INFORMATION GIVEN:
>> START
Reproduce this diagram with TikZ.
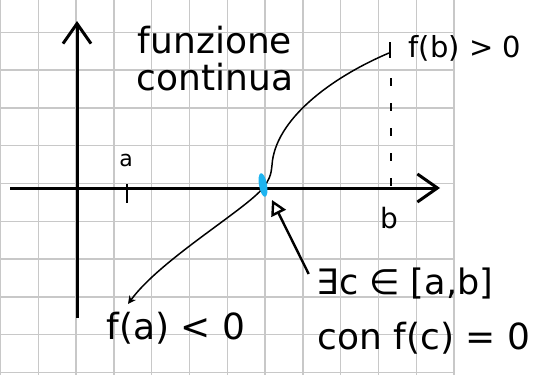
\documentclass[tikz,border=0pt]{standalone}
\usepackage{fontspec}
\setmainfont{DejaVu Sans}
\usetikzlibrary{arrows.meta,positioning,shapes.geometric}
\definecolor{ink}{HTML}{000000}
\definecolor{gridgray}{HTML}{C8C8C8}
\definecolor{marker}{HTML}{1EB4F0}

\begin{document}
\begin{tikzpicture}[x=1pt,y=-1pt,
  gridline/.style={draw=gridgray,line width=1.4pt},
  ax/.style={draw=ink,line width=3pt,-{Straight Barb[length=20pt,width=28pt]}},
  tick/.style={draw=ink,line width=2.6pt},
  graph/.style={draw=ink,line width=1.5pt},
  hand/.style={text=ink,inner sep=0pt,align=left},
  cmark/.style={ellipse,fill=marker,minimum width=8pt,minimum height=24pt,inner sep=0pt,rotate=10},
  arr/.style={-{Triangle[open,length=15pt,width=16pt]},draw=ink,line width=2.4pt}]
\useasboundingbox (0,0) rectangle (540,375);
% squared paper
\foreach \i in {0,...,12} \draw[gridline] ({0.5+37.8*\i},0) -- ++(0,375);
\foreach \j in {0,...,9} \draw[gridline] (0,{32.3+37.8*\j}) -- ++(455,0);
% axes
\coordinate (xs) at (10,188); \coordinate (xe) at (440,188);
\coordinate (ys) at (77,318); \coordinate (ye) at (77,21);
\draw[ax] (ys) -- (ye);
\draw[ax] (xs) -- (xe);
% a and b
\draw[tick] (127,184) -- (127,203);
\node[hand,font=\fontsize{22}{24}\selectfont] (la) at (126,160) {a};
\draw[tick,line width=2pt] (390,42) -- (390,58);
\draw[graph,dash pattern=on 8pt off 17pt] (391,78) -- (391,196);
\node[hand,font=\fontsize{28}{30}\selectfont] (lb) at (389,218) {b};
% the function
\coordinate (fbpt) at (389,53);
\coordinate (cpt) at (263,188);
\coordinate (fapt) at (128,304);
\draw[graph,-{Stealth[length=8pt,width=8pt]}] (fbpt)
  .. controls (330,78) and (275,120) .. (272,165)
  .. controls (271,176) and (269,180) .. (cpt)
  .. controls (245,210) and (160,260) .. (fapt);
\node[cmark] (c) at (263,185) {};
% labels
\node[hand,font=\fontsize{36}{38}\selectfont] (fun) at (215,40) {funzione};
\node[hand,font=\fontsize{36}{38}\selectfont,below=9pt of fun] (cont) {continua};
\node[hand,font=\fontsize{29}{31}\selectfont] (fb) at (465,48) {f(b) > 0};
\node[hand,font=\fontsize{36}{38}\selectfont] (fa) at (176,328) {f(a) < 0};
\node[hand,font=\fontsize{35}{37}\selectfont] (exists) at (405,284) {∃c ∈ [a,b]};
\node[hand,font=\fontsize{36}{38}\selectfont] (con) at (424,338) {con f(c) = 0};
\coordinate (ctip) at (272,200);
\draw[arr] ([shift={(-8,-10)}]exists.west) -- (ctip);
\end{tikzpicture}
\end{document}
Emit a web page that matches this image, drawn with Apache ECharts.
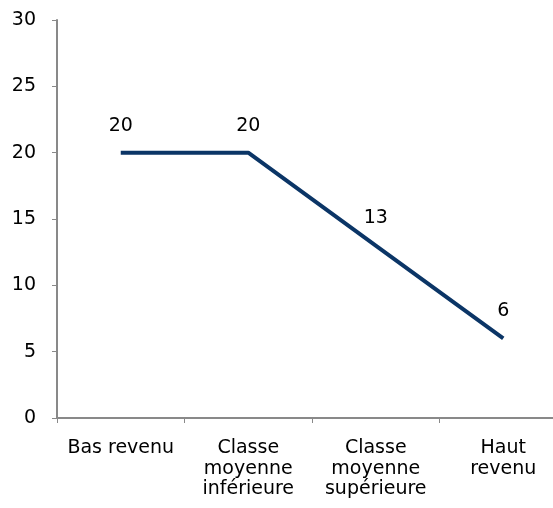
<!DOCTYPE html>
<html>
<head>
<meta charset="utf-8">
<script src="https://cdn.jsdelivr.net/npm/echarts@6/dist/echarts.min.js"></script>
<style>
  html, body { margin: 0; padding: 0; background: #fff; overflow: hidden; }
  #chart { width: 567px; height: 508px; }
</style>
</head>
<body>
<div id="chart"></div>
<script>
// données
var categories = ['Bas revenu', 'Classe\nmoyenne\ninférieure', 'Classe\nmoyenne\nsupérieure', 'Haut\nrevenu'];
var values = [20, 20, 13, 6];
var yTicks = { min: 0, max: 30, interval: 5 };

var myChart = echarts.init(document.getElementById('chart'));

var option = {
	animation: false,
	grid: { left: 57, right: 0, top: 20, bottom: 90 },
	xAxis: {
		type: 'category',
		data: categories,
		boundaryGap: true,
		axisLine: { lineStyle: { color: '#898989', width: 2 } },
		axisTick: { show: true, length: 5, lineStyle: { color: '#898989', width: 1 } },
		axisLabel: {
			color: '#000',
			fontFamily: 'DejaVu Sans',
			fontSize: 19,
			lineHeight: 20.5,
			margin: 20,
			interval: 0
		}
	},
	yAxis: {
		type: 'value',
		min: yTicks.min,
		max: yTicks.max,
		interval: yTicks.interval,
		axisLine: { show: true, lineStyle: { color: '#898989', width: 2 } },
		axisTick: { show: true, length: 5, lineStyle: { color: '#898989', width: 1 } },
		splitLine: { show: false },
		axisLabel: {
			color: '#000',
			fontFamily: 'DejaVu Sans',
			fontSize: 19,
			margin: 21
		}
	},
	series: [{
		type: 'line',
		data: values,
		symbol: 'circle',
		symbolSize: 1,
		itemStyle: { opacity: 0 },
		lineStyle: { color: '#0b3566', width: 4 },
		label: {
			show: true,
			position: 'top',
			distance: 17,
			color: '#000',
			opacity: 1,
			fontFamily: 'DejaVu Sans',
			fontSize: 19
		}
	}]
};

myChart.setOption(option);
</script>
</body>
</html>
>> END
THE PROBLEM: Only the lines from the one with "Emit a web page" through the one with "var myChart = echarts.init(document.getElementById('chart'));" belong in your copy; retype them exactly and drop any pictures.

FULL ANSWER:
Emit a web page that matches this image, drawn with Apache ECharts.
<!DOCTYPE html>
<html>
<head>
<meta charset="utf-8">
<script src="https://cdn.jsdelivr.net/npm/echarts@6/dist/echarts.min.js"></script>
<style>
  html, body { margin: 0; padding: 0; background: #fff; overflow: hidden; }
  #chart { width: 567px; height: 508px; }
</style>
</head>
<body>
<div id="chart"></div>
<script>
// données
var categories = ['Bas revenu', 'Classe\nmoyenne\ninférieure', 'Classe\nmoyenne\nsupérieure', 'Haut\nrevenu'];
var values = [20, 20, 13, 6];
var yTicks = { min: 0, max: 30, interval: 5 };

var myChart = echarts.init(document.getElementById('chart'));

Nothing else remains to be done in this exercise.